When you finally escape and return to the crash site, the police are there — and they’re suspicious. That bike? Stolen. You? Now look like an accomplice. All for trying to help.
Or take another story: a man working at a secured facility brings a fellow employee to security after he loses his badge. A kind gesture. But rules are rules. The good Samaritan gets fired for “allowing a trespasser” in the building. One moment, you’re helping someone out of a bind — the next, you’re in one.
Or the florist who, moved by grief, crafts a free bouquet for a bride’s memorial table — only to be scolded in a public review for the arrangement looking too much like the centerpieces. Free became not enough. Sympathy became a complaint.
And then there’s Richard Jewell, the security guard who discovered a bomb at the 1996 Olympics, saving countless lives. Initially hailed a hero, he was soon vilified by the media as the suspect. His name was never fully cleared in the public eye. He died young, his life dimmed by suspicion birthed from the very deed that should’ve defined him as brave.

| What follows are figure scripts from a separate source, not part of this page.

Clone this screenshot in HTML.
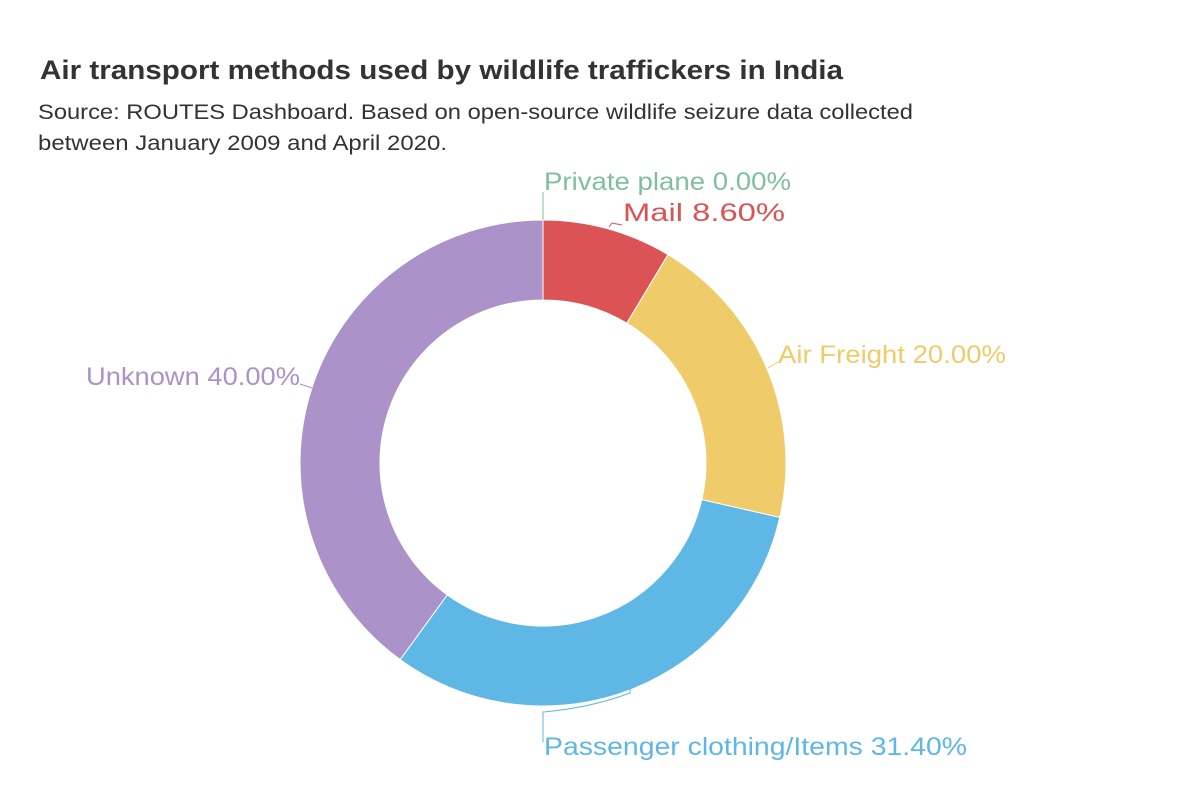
<!DOCTYPE html>
<html><head><meta charset="utf-8"><style>
body{margin:0;background:#fff;width:1200px;height:800px;overflow:hidden;font-family:"Liberation Sans",sans-serif}
</style></head><body>
<svg width="1200" height="800" xmlns="http://www.w3.org/2000/svg" style="position:absolute;left:0;top:0">
<text x="40" y="79" font-size="27" font-weight="bold" fill="#333" textLength="803" lengthAdjust="spacingAndGlyphs">Air transport methods used by wildlife traffickers in India</text>
<text x="38" y="119" font-size="21" fill="#333" textLength="875" lengthAdjust="spacingAndGlyphs">Source: ROUTES Dashboard. Based on open-source wildlife seizure data collected</text>
<text x="38" y="150" font-size="21" fill="#333" textLength="409" lengthAdjust="spacingAndGlyphs">between January 2009 and April 2020.</text>
<g stroke="#fff" stroke-width="1">
<path d="M543,220 A243,243 0 0 1 668,254.6 L626.8,323.2 A163,163 0 0 0 543,300 Z" fill="#dc5355"/>
<path d="M668,254.6 A243,243 0 0 1 779.8,517.5 L701.8,499.6 A163,163 0 0 0 626.8,323.2 Z" fill="#efcb6a"/>
<path d="M779.8,517.5 A243,243 0 0 1 400.2,659.6 L447.2,594.9 A163,163 0 0 0 701.8,499.6 Z" fill="#5eb7e4"/>
<path d="M400.2,659.6 A243,243 0 0 1 543,220 L543,300 A163,163 0 0 0 447.2,594.9 Z" fill="#ab92c8"/>
</g>
<g fill="none" stroke-width="1">
<path d="M543,192 V220" stroke="#7fbf9f"/>
<path d="M609,227 L612,223 L622,225" stroke="#dc5355"/>
<path d="M768,368 L778,362" stroke="#efcb6a"/>
<path d="M300,384 L312,388" stroke="#ab92c8"/>
<path d="M630,687 V693 Q590,708 543,712 V742" stroke="#5eb7e4"/>
</g>
<g font-size="25">
<text x="544" y="190" fill="#7fbf9f" textLength="247" lengthAdjust="spacingAndGlyphs">Private plane 0.00%</text>
<text x="623" y="221" fill="#dc5355" textLength="162" lengthAdjust="spacingAndGlyphs">Mail 8.60%</text>
<text x="778" y="363" fill="#efcb6a" textLength="228" lengthAdjust="spacingAndGlyphs">Air Freight 20.00%</text>
<text x="86" y="385" fill="#ab92c8" textLength="214" lengthAdjust="spacingAndGlyphs">Unknown 40.00%</text>
<text x="544" y="755" fill="#5eb7e4" textLength="423" lengthAdjust="spacingAndGlyphs">Passenger clothing/Items 31.40%</text>
</g>
</svg>
</body></html>
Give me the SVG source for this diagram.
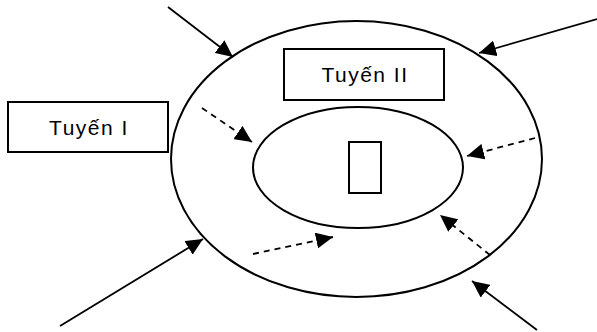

These stories are not just isolated misfortunes — they are reflections of a society deeply conflicted about goodness. We are taught to do the right thing, but often left to bleed quietly when the consequences unravel. What these stories echo is not just that no good deed goes unpunished, but that doing good is not about applause or reward. Sometimes, it’s about who you become despite the absence of justice.
There is, perhaps, a more important question hiding beneath the quote: Would you still do the good deed if no one thanked you, if someone blamed you, or if it cost you more than it gave? If your answer is yes, then you’ve not just done good — you’ve become it.